NG Solution Team
Mobile Apps

Will Samsung delete your Health data if you refuse AI training?

Samsung Health users are being prompted to allow their health data to be used for AI training and modeling. The new consent screen, rolled out in the latest app version on Android, asks whether stored and future Samsung Health data can be processed for AI purposes — including human review when necessary. The update raises immediate questions about data retention and device syncing for users who withhold consent.

What Samsung is asking users to agree to
The prompt explains that consenting permits Samsung to use existing and incoming Samsung Health information for AI training and modeling.
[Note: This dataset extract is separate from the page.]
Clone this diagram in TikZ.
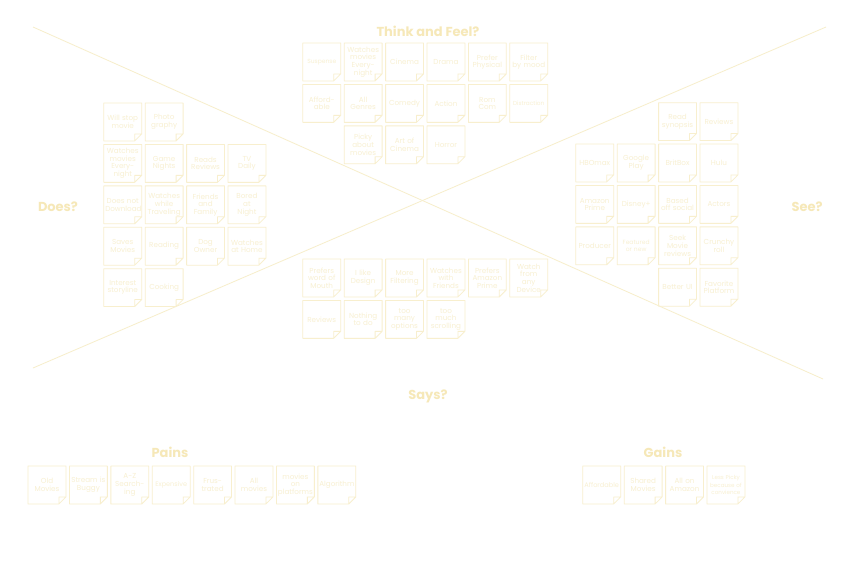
\documentclass[tikz,border=0pt]{standalone}
\usepackage{fontspec}
\setmainfont{Poppins}
\usetikzlibrary{positioning}
\definecolor{noteline}{RGB}{248,239,206}
\definecolor{notetext}{RGB}{248,240,210}
\definecolor{headtext}{RGB}{246,232,184}
\definecolor{crossline}{RGB}{247,238,203}
\tikzset{
    %Define style for sticky notes
    note/.style={
           rectangle,
           minimum width=37.5pt,
           minimum height=37.5pt,
           inner sep=0pt,
           text width=35pt,
           align=center,
           text=notetext,
           font=\fontsize{7.2}{7.6}\selectfont,
           append after command={\pgfextra{
               \draw[noteline, line width=0.8pt, line join=round]
                 (\tikzlastnode.north west) -- (\tikzlastnode.north east)
                 -- ([yshift=7pt]\tikzlastnode.south east)
                 -- ([xshift=-7pt]\tikzlastnode.south east)
                 -- (\tikzlastnode.south west) -- cycle
                 ([xshift=-7pt]\tikzlastnode.south east)
                 -- ([shift={(-7pt,7pt)}]\tikzlastnode.south east)
                 -- ([yshift=7pt]\tikzlastnode.south east);}}},
    % Define smaller text for long words
    shrink/.style={
           font=\fontsize{#1}{7.7}\selectfont},
    % Define style for headings
    head/.style={
           text=headtext,
           font=\bfseries\fontsize{13}{15}\selectfont},
    % Define style for the cross
    cross/.style={
           draw=crossline,
           line width=0.8pt}
}

\begin{document}
\begin{tikzpicture}[x=1pt, y=-1pt, node distance=3.5pt]
 \path[fill=white] (0,0) rectangle (854,568);
 %cross
    \coordinate (tl) at (33,27);
    \coordinate (tr) at (826,27);
    \coordinate (bl) at (33,368);
    \coordinate (br) at (823,379);
    \draw[cross] (tl) -- (br);
    \draw[cross] (tr) -- (bl);
 %headings
    \node[head] (think) at (428,31) {Think and Feel?};
    \node[head] (does) at (58,207) {Does?};
    \node[head] (see) at (807,207) {See?};
    \node[head] (says) at (428,396) {Says?};
    \node[head] (pains) at (170,452) {Pains};
    \node[head] (gains) at (663,452) {Gains};
 %think and feel
    \node[note, shrink=6] (tf11) at (321.75,62) {Suspense};
    \node[note, right=of tf11] (tf12) {Watches\\movies\\Every-\\night};
    \node[note, right=of tf12] (tf13) {Cinema};
    \node[note, right=of tf13] (tf14) {Drama};
    \node[note, right=of tf14] (tf15) {Prefer\\Physical};
    \node[note, right=of tf15] (tf16) {Filter\\by mood};
    \node[note, below=of tf11] (tf21) {Afford-\\able};
    \node[note, right=of tf21] (tf22) {All\\Genres};
    \node[note, right=of tf22] (tf23) {Comedy};
    \node[note, right=of tf23] (tf24) {Action};
    \node[note, right=of tf24] (tf25) {Rom\\Com};
    \node[note, shrink=5.8, right=of tf25] (tf26) {Distraction};
    \node[note, below=of tf22] (tf32) {Picky\\about\\movies};
    \node[note, right=of tf32] (tf33) {Art of\\Cinema};
    \node[note, right=of tf33] (tf34) {Horror};
 %does
    \node[note] (do11) at (122.75,122) {Will stop\\movie};
    \node[note, right=of do11] (do12) {Photo\\graphy};
    \node[note, below=of do11] (do21) {Watches\\movies\\Every-\\night};
    \node[note, right=of do21] (do22) {Game\\Nights};
    \node[note, right=of do22] (do23) {Reads\\Reviews};
    \node[note, right=of do23] (do24) {TV\\Daily};
    \node[note, below=of do21] (do31) {Does not\\Download};
    \node[note, right=of do31] (do32) {Watches\\while\\Traveling};
    \node[note, right=of do32] (do33) {Friends\\and\\Family};
    \node[note, right=of do33] (do34) {Bored\\at\\Night};
    \node[note, below=of do31] (do41) {Saves\\Movies};
    \node[note, right=of do41] (do42) {Reading};
    \node[note, right=of do42] (do43) {Dog\\Owner};
    \node[note, right=of do43] (do44) {Watches\\at Home};
    \node[note, below=of do41] (do51) {Interest\\storyline};
    \node[note, right=of do51] (do52) {Cooking};
 %see
    \node[note] (se21) at (594.75,163) {HBOmax};
    \node[note, right=of se21] (se22) {Google\\Play};
    \node[note, right=of se22] (se23) {BritBox};
    \node[note, right=of se23] (se24) {Hulu};
    \node[note, above=of se23] (se13) {Read\\synopsis};
    \node[note, above=of se24] (se14) {Reviews};
    \node[note, below=of se21] (se31) {Amazon\\Prime};
    \node[note, right=of se31] (se32) {Disney+};
    \node[note, right=of se32] (se33) {Based\\off social};
    \node[note, right=of se33] (se34) {Actors};
    \node[note, below=of se31] (se41) {Producer};
    \node[note, shrink=6, right=of se41] (se42) {Featured\\or new};
    \node[note, right=of se42] (se43) {Seek\\Movie\\reviews};
    \node[note, right=of se43] (se44) {Crunchy\\roll};
    \node[note, below=of se43] (se53) {Better UI};
    \node[note, right=of se53] (se54) {Favorite\\Platform};
 %says
    \node[note] (sa11) at (321.75,278) {Prefers\\word of\\Mouth};
    \node[note, right=of sa11] (sa12) {I like\\Design};
    \node[note, right=of sa12] (sa13) {More\\Filtering};
    \node[note, right=of sa13] (sa14) {Watches\\with\\Friends};
    \node[note, right=of sa14] (sa15) {Prefers\\Amazon\\Prime};
    \node[note, right=of sa15] (sa16) {Watch\\from\\any\\Device};
    \node[note, below=of sa11] (sa21) {Reviews};
    \node[note, right=of sa21] (sa22) {Nothing\\to do};
    \node[note, right=of sa22] (sa23) {too many\\options};
    \node[note, right=of sa23] (sa24) {too\\much\\scrolling};
 %pains
    \node[note] (pa1) at (47,485) {Old\\Movies};
    \node[note, right=of pa1] (pa2) {Stream is\\Buggy};
    \node[note, right=of pa2] (pa3) {A-Z\\Search-\\ing};
    \node[note, shrink=6.5, right=of pa3] (pa4) {Expensive};
    \node[note, right=of pa4] (pa5) {Frus-\\trated};
    \node[note, right=of pa5] (pa6) {All\\movies};
    \node[note, right=of pa6] (pa7) {movies\\on\\platforms};
    \node[note, right=of pa7] (pa8) {Algorithm};
 %gains
    \node[note, shrink=6.6] (ga1) at (601.75,485) {Affordable};
    \node[note, right=of ga1] (ga2) {Shared\\Movies};
    \node[note, right=of ga2] (ga3) {All on\\Amazon};
    \node[note, shrink=5.6, text width=37pt, right=of ga3] (ga4) {Less Picky\\because~of\\convience};
\end{tikzpicture}
\end{document}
It specifically notes that “human review” of data may occur when required, a phrase that emphasizes manual inspection alongside automated processing.

What happens if you decline — or later withdraw consent
If a user declines the initial request, the company states their data will not be used for AI training. But the flow is more complex for users who first agree and later try to disable the related setting. When toggling off the AI-training option in Settings, the app warns that withdrawing consent will trigger deletion of the user’s Samsung Health data from Samsung’s servers and will also disable Samsung Cloud sync for Health data.
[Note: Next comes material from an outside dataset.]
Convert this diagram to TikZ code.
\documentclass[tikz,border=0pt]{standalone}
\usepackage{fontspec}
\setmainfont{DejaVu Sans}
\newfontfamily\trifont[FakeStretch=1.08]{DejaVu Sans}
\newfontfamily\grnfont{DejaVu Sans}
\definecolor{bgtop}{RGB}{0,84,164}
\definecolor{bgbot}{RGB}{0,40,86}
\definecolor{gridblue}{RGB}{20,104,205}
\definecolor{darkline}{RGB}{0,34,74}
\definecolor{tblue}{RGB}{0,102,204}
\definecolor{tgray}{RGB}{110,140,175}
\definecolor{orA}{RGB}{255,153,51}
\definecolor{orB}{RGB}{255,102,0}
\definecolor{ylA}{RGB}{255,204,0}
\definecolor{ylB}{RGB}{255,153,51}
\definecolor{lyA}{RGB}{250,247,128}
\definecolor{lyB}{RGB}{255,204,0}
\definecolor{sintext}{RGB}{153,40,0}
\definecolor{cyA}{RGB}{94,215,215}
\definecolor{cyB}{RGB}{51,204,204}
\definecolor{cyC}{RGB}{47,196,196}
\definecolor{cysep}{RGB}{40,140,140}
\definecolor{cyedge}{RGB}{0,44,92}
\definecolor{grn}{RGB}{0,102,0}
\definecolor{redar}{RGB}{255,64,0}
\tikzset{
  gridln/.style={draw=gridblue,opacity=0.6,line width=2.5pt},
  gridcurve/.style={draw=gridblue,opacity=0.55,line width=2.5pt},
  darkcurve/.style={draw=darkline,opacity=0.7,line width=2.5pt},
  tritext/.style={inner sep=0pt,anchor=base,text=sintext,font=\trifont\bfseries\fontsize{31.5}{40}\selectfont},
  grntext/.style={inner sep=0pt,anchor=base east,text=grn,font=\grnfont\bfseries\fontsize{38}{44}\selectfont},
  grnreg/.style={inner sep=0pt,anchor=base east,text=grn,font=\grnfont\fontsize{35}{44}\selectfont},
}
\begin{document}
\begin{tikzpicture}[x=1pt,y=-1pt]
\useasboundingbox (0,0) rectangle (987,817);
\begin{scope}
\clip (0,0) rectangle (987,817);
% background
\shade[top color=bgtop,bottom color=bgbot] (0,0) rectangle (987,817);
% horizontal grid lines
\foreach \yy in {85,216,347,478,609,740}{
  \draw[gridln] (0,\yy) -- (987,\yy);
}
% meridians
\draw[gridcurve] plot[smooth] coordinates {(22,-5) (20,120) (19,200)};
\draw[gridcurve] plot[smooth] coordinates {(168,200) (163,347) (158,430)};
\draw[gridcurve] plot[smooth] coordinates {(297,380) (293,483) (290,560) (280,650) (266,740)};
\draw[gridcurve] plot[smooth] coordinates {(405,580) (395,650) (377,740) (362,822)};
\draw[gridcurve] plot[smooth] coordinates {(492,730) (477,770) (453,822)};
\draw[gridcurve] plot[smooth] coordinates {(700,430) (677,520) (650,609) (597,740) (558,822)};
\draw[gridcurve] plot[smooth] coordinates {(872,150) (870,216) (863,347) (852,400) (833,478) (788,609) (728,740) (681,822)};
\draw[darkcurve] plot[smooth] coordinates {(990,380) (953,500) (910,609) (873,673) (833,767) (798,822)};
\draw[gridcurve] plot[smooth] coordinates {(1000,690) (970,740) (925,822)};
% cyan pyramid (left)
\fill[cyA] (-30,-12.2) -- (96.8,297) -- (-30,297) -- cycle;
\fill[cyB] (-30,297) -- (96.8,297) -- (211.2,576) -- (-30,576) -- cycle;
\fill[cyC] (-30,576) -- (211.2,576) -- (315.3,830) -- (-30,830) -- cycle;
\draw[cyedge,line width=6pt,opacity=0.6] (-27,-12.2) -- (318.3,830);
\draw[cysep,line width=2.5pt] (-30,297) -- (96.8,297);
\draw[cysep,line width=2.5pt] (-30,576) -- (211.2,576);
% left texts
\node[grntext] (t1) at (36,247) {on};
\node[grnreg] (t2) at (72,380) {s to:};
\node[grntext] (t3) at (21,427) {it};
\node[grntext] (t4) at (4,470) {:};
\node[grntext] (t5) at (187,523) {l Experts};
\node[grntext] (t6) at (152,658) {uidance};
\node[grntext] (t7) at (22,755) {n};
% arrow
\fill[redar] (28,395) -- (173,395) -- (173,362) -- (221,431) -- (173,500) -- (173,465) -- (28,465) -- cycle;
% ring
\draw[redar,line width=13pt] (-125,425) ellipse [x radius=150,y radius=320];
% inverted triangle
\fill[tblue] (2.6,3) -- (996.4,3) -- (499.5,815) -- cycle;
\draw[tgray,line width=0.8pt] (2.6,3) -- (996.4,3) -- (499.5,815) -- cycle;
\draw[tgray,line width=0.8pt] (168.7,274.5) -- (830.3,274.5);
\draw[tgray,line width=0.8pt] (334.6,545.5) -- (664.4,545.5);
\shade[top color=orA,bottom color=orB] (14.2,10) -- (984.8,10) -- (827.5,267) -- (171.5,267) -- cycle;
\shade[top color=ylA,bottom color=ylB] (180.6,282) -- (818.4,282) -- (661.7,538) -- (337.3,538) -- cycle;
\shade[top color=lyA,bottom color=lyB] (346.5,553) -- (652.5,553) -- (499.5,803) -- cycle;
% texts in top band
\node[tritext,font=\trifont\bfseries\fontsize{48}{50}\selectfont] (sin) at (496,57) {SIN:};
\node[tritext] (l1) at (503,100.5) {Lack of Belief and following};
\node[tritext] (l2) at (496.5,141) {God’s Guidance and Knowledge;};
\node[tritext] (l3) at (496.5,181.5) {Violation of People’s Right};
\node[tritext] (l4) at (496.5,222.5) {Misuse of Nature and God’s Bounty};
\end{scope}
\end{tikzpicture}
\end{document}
Key ambiguities in the notification
The wording does not clarify whether deletion applies only to data collected after consent was withdrawn or to all historical Samsung Health records stored on the company’s servers. It also leaves unclear whether local device copies remain intact, or whether disabling sync prevents cross-device continuity of activity and health metrics.

Privacy and trust implications
Health-tracking data is highly sensitive, and tying cloud sync functionality to consent for AI training could erode user trust. Users may feel pressured to consent if they rely on Samsung Cloud to back up and synchronize vital health metrics across devices. The mention of human review further heightens privacy concerns for people who expect automated, de-identified processing.
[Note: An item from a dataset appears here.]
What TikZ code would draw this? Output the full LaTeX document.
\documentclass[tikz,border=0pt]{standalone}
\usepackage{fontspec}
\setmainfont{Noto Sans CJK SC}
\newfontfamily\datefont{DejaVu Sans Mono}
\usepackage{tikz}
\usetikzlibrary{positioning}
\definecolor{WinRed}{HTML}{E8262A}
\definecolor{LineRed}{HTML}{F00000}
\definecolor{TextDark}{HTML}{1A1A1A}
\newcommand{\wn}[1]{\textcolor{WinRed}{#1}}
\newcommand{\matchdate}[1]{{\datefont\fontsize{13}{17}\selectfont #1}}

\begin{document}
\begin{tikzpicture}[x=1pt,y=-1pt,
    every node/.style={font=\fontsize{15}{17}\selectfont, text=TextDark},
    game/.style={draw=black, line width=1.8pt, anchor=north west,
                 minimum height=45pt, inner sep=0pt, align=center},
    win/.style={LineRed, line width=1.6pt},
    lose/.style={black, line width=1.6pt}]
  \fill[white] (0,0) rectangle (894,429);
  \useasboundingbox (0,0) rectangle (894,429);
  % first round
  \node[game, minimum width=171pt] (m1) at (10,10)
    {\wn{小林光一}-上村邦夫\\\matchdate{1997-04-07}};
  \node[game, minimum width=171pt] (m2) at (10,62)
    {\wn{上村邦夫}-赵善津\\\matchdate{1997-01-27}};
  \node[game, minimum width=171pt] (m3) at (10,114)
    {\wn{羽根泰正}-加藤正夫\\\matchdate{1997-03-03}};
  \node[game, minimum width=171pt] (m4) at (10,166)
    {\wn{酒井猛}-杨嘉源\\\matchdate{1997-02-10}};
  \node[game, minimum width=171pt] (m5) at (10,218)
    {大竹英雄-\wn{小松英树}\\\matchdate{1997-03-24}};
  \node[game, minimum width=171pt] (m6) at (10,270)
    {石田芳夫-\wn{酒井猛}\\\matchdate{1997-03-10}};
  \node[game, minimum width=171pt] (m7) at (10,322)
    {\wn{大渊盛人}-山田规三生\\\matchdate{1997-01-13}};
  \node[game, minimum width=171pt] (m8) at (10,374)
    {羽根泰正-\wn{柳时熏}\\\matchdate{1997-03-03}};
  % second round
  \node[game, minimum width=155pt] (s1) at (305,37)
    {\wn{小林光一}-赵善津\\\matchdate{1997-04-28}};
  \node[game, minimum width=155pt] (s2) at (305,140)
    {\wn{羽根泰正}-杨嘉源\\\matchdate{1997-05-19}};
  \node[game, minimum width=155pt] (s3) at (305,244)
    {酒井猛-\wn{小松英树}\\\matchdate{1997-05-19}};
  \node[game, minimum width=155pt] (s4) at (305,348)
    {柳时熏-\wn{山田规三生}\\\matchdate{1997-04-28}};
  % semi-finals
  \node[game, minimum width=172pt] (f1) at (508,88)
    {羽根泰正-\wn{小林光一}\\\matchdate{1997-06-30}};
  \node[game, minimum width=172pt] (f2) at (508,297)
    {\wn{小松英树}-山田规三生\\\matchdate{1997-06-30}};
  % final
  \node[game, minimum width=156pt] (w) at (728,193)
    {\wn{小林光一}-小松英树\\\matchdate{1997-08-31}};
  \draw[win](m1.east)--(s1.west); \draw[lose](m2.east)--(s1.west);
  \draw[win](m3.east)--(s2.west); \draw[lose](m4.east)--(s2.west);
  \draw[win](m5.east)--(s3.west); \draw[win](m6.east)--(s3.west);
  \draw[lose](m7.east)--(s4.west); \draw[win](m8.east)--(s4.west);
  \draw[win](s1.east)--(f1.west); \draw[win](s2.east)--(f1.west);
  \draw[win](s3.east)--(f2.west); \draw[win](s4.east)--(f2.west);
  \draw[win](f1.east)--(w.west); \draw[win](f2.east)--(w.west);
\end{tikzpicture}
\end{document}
What users should check and consider
– Review the exact consent wording in your Samsung Health app before accepting.
– Verify whether data remains on your device after withdrawing consent or whether deletion is comprehensive.
– Back up important health records locally if you rely on history and sync is disabled.
– Monitor official updates from Samsung clarifying retention periods, deletion scope, and the fate of synced archives.

Final note
The new consent prompt signals a significant shift in how Samsung Health handles user data for AI. Until the company issues clear guidance about which records are deleted and how sync is affected, users should proceed cautiously, review settings closely, and preserve any essential health information they cannot afford to lose.